In de kliniek had ik de tijd van mijn leven. Voor het eerst in mijn voelde het alsof er een mogelijkheid was op een normaal leven. Ik ging lekker op meditatie en yoga, vond de meetings fijn (op dat irritante geknuffel na) en dook volledig onder in de 12 stappen. Uren schreef ik in het stappenwerkboek en ik raakte met elke zin die ik schreef er meer van overtuigd dat ik het zou gaan redden.

Het klonk allemaal zo logisch. Machteloos staan tegen over je verslaving, accepteren dat je het niet alleen kon doen en hulp ontvangen. Het waren open deuren en het was zo vanzelfsprekend dat ik niet begreep dat ik dit zelf niet had bedacht.

En toen kwam ik bij stap 3. ‘We made a decision to turn our will and our lives over to the care of God as we understood Him.’ Kortsluiting! God? Er is geen God. Ik raakte in paniek. Ze willen dat ik in God geloof. Ik wist wel dat het allemaal te mooi was om waar te zijn. Volle paranoia, hakken in het zand.

Nadat ik een paar dagen had zitten mokken werd het een counselor te veel. Tijdens een procesgroep waarin ik voor de zoveelste keer begon te schoppen tegen stap 3 zei hij dat ik anders even in de Maas moest gaan liggen om te zien of er inderdaad geen grotere kracht was dan ikzelf. Daar had ik niet van terug. Die simpele opmerking liet me inzien dat het universum niet om mij draait. Maar waar draait het dan wel om? Ik ging lezen over zwarte gaten, de relativiteitstheorie, de snaartheorie en kwam tot de conclusie dat zelfs de grootste wetenschappers veel konden verklaren maar het (nog) niet voor elkaar kregen om een antwoord te vinden op alle vragen. Sterker nog, alle vragen die werden beantwoord leverden tien nieuwe vragen op. En daarachter, zo ontdekte ik, zit God.

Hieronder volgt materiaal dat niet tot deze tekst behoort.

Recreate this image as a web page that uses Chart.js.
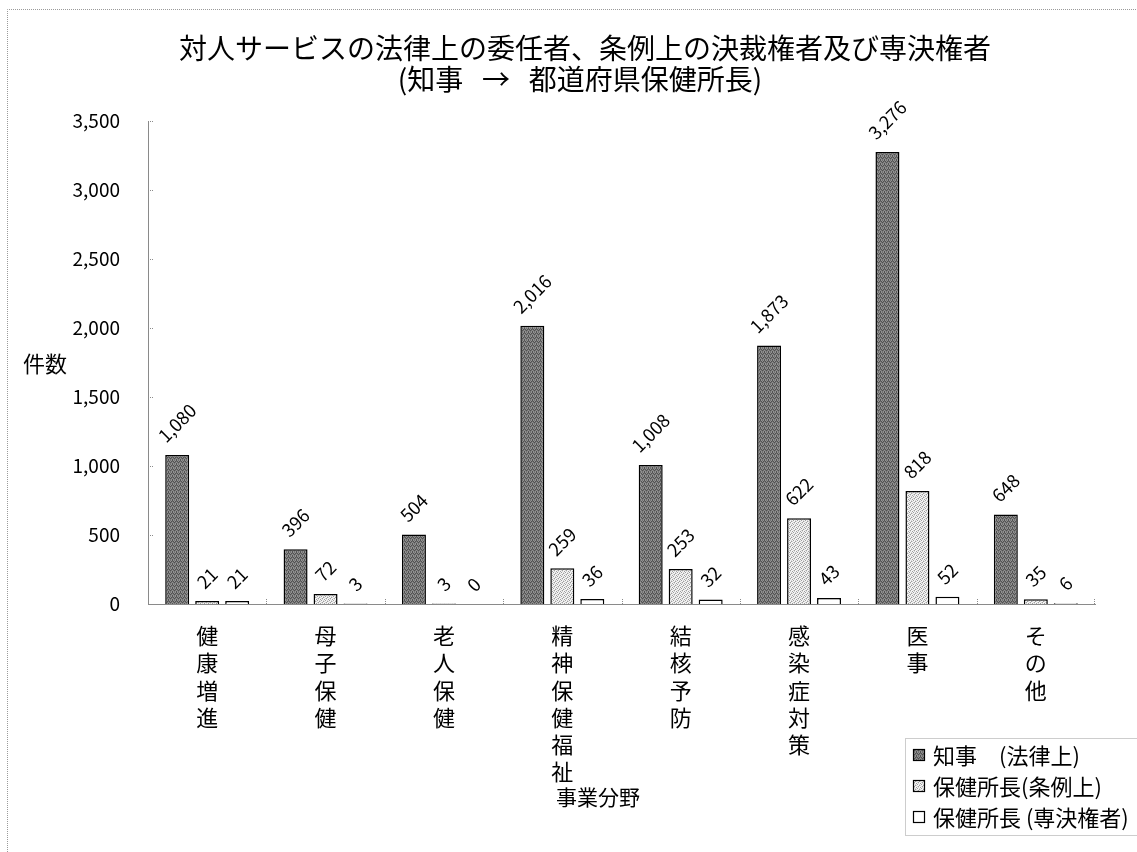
<!DOCTYPE html>
<html lang="ja">
<head>
<meta charset="utf-8">
<title>対人サービスの法律上の委任者、条例上の決裁権者及び専決権者</title>
<script src="https://cdn.jsdelivr.net/npm/chart.js@4.4.1/dist/chart.umd.min.js"></script>
<style>
  html, body { margin: 0; padding: 0; background: #fff; }
  #wrap { position: relative; width: 1137px; height: 852px; }
</style>
</head>
<body>
<div id="wrap"><canvas id="chart" width="1137" height="852"></canvas></div>
<script>
// 事業分野（横軸のカテゴリ）
const categories = ['健康増進', '母子保健', '老人保健', '精神保健福祉', '結核予防', '感染症対策', '医事', 'その他'];

// 件数
const governorLaw = [1080, 396, 504, 2016, 1008, 1873, 3276, 648];      // 知事（法律上）
const directorOrdinance = [21, 72, 3, 259, 253, 622, 818, 35];          // 保健所長（条例上）
const directorDelegated = [21, 3, 0, 36, 32, 43, 52, 6];                 // 保健所長（専決権者）

const seriesNames = ['知事　(法律上)', '保健所長(条例上)', '保健所長 (専決権者)'];

// 縦軸目盛
const yMin = 0;
const yMax = 3500;
const yStep = 500;

const titleLines = ['対人サービスの法律上の委任者、条例上の決裁権者及び専決権者', '(知事   →   都道府県保健所長)'];
const yAxisTitle = '件数';
const xAxisTitle = '事業分野';

const JP = "'Noto Sans CJK JP', 'Noto Sans', sans-serif";

// 網掛けの塗りパターン
function makePattern(rows) {
  const n = rows.length;
  const c = document.createElement('canvas');
  c.width = n; c.height = n;
  const g = c.getContext('2d');
  rows.forEach((row, y) => row.forEach((col, x) => { g.fillStyle = col; g.fillRect(x, y, 1, 1); }));
  return g.createPattern(c, 'repeat');
}
const D1 = '#525252', D2 = '#929292', D3 = '#717171';
const darkFill = makePattern([
  [D1, D2, D3, D2],
  [D3, D1, D2, D1],
  [D2, D3, D1, D3],
  [D1, D2, D3, D2]
]);
const W = '#f4f4f4', G = '#9e9e9e', L = '#d6d6d6';
const lightFill = makePattern([
  [W, G, W, L],
  [L, W, W, G],
  [W, L, G, W],
  [G, W, L, W]
]);
const fills = [darkFill, lightFill, '#ffffff'];

// 枠・見出し・軸名・目盛り線・凡例を描くプラグイン
const decorations = {
  id: 'decorations',
  beforeDraw(chart) {
    const ctx = chart.ctx;
    ctx.save();
    ctx.fillStyle = '#fff';
    ctx.fillRect(0, 0, chart.width, chart.height);
    // 外枠（左・上）
    ctx.strokeStyle = '#9a9a9a';
    ctx.lineWidth = 1;
    ctx.setLineDash([1, 1]);
    ctx.beginPath();
    ctx.moveTo(7.5, chart.height);
    ctx.lineTo(7.5, 9.5);
    ctx.lineTo(chart.width, 9.5);
    ctx.stroke();
    ctx.restore();
  },
  afterDraw(chart) {
    const ctx = chart.ctx;
    const { x, y } = chart.scales;
    const area = chart.chartArea;
    ctx.save();
    ctx.fillStyle = '#000';
    ctx.textAlign = 'center';
    ctx.textBaseline = 'middle';
    // タイトル
    ctx.font = '28px ' + JP;
    ctx.fillText(titleLines[0], 585, 48);
    ctx.fillText(titleLines[1], 580, 79);
    // 軸名
    ctx.font = '22px ' + JP;
    ctx.fillText(yAxisTitle, 45, 364);
    ctx.font = '21px ' + JP;
    ctx.fillText(xAxisTitle, 598, 797);

    // 目盛り線（内向き）
    ctx.strokeStyle = '#8a8a8a';
    ctx.lineWidth = 1;
    ctx.setLineDash([1, 1]);
    y.ticks.forEach((t) => {
      const py = Math.round(y.getPixelForValue(t.value)) + 0.5;
      ctx.beginPath();
      ctx.moveTo(area.left, py);
      ctx.lineTo(area.left + 5, py);
      ctx.stroke();
    });
    for (let i = 1; i <= categories.length; i++) {
      const px = Math.round((x.getPixelForValue(i - 1) + x.getPixelForValue(i)) / 2) + 0.5;
      const bx = i === categories.length ? Math.round(area.right) - 0.5 : px;
      ctx.beginPath();
      ctx.moveTo(bx, area.bottom);
      ctx.lineTo(bx, area.bottom - 6);
      ctx.stroke();
    }

    // 凡例
    const lx = 905, ly = 738, lw = 240, lh = 97;
    ctx.strokeStyle = '#9a9a9a';
    ctx.strokeRect(lx + 0.5, ly + 0.5, lw, lh);
    ctx.setLineDash([]);
    ctx.textAlign = 'left';
    ctx.font = '22px ' + JP;
    chart.data.datasets.forEach((ds, i) => {
      const cy = 755 + i * 31;
      ctx.fillStyle = fills[i];
      ctx.fillRect(913, cy - 6, 12, 12);
      ctx.strokeStyle = '#000';
      ctx.lineWidth = 1.2;
      ctx.strokeRect(913.5, cy - 5.5, 11, 11);
      ctx.fillStyle = '#000';
      ctx.fillText(ds.label, 933, cy + 1);
    });
    ctx.restore();
  },
  afterDatasetsDraw(chart) {
    // 値ラベル（45度回転）
    const ctx = chart.ctx;
    ctx.save();
    ctx.fillStyle = '#000';
    ctx.font = '18px ' + JP;
    ctx.textAlign = 'center';
    ctx.textBaseline = 'middle';
    chart.data.datasets.forEach((ds, di) => {
      const meta = chart.getDatasetMeta(di);
      meta.data.forEach((bar, i) => {
        const text = ds.data[i].toLocaleString('en-US');
        const w = ctx.measureText(text).width;
        const half = (w + 14) * 0.7071 / 2;
        const cx = bar.x;
        const cy = bar.y - 11 - half;
        ctx.save();
        ctx.translate(cx, cy);
        ctx.rotate(-Math.PI / 4);
        ctx.fillText(text, 0, 0);
        ctx.restore();
      });
    });
    ctx.restore();
  }
};

const seriesData = [governorLaw, directorOrdinance, directorDelegated];

new Chart(document.getElementById('chart'), {
  type: 'bar',
  data: {
    labels: categories.map((c) => Array.from(c)),
    datasets: seriesData.map((d, i) => ({
      label: seriesNames[i],
      data: d,
      backgroundColor: fills[i],
      borderColor: '#000',
      borderWidth: 1.5,
      categoryPercentage: 0.76,
      barPercentage: 0.8
    }))
  },
  options: {
    responsive: false,
    devicePixelRatio: 1,
    animation: false,
    layout: { padding: { left: 0, right: 42, top: 121, bottom: 0 } },
    plugins: {
      legend: { display: false },
      title: { display: false },
      tooltip: { enabled: false }
    },
    scales: {
      x: {
        grid: { display: false, drawTicks: false },
        border: { display: true, color: '#8a8a8a', dash: [1, 1], width: 1 },
        ticks: {
          color: '#000',
          padding: 18,
          maxRotation: 0,
          autoSkip: false,
          font: { family: JP, size: 22, lineHeight: 1.24 }
        },
        afterFit(s) { s.height = 248; }
      },
      y: {
        min: yMin,
        max: yMax,
        grid: { display: false, drawTicks: false },
        border: { display: true, color: '#8a8a8a', dash: [1, 1], width: 1 },
        ticks: {
          stepSize: yStep,
          color: '#000',
          padding: 28,
          font: { family: JP, size: 19 },
          callback: (v) => v.toLocaleString('en-US')
        },
        afterFit(s) { s.width = 148; }
      }
    }
  },
  plugins: [decorations]
});
</script>
</body>
</html>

In het dagelijkse leven werkt dat voor mij als volgt. Ik heb de waarheid niet in pacht, en ik heb zeker niet alle antwoorden. Ik weet niet wat God is en dat is prima. Wel weet ik dat zij werkt via talloze lieve mensen om mij heen en dat ik alleen maar hoef te luisteren. Soms lukt mij dit, soms ook niet. Maar het belangrijkste wat ik heb geleerd is dat het valt of staat bij mijn bereidwilligheid om open te staan voor de mensen om mij heen. Een verslaafde alleen is in slecht gezelschap.

Daar weet ik alles van.

Reageer reacties (0)
LEES MEER...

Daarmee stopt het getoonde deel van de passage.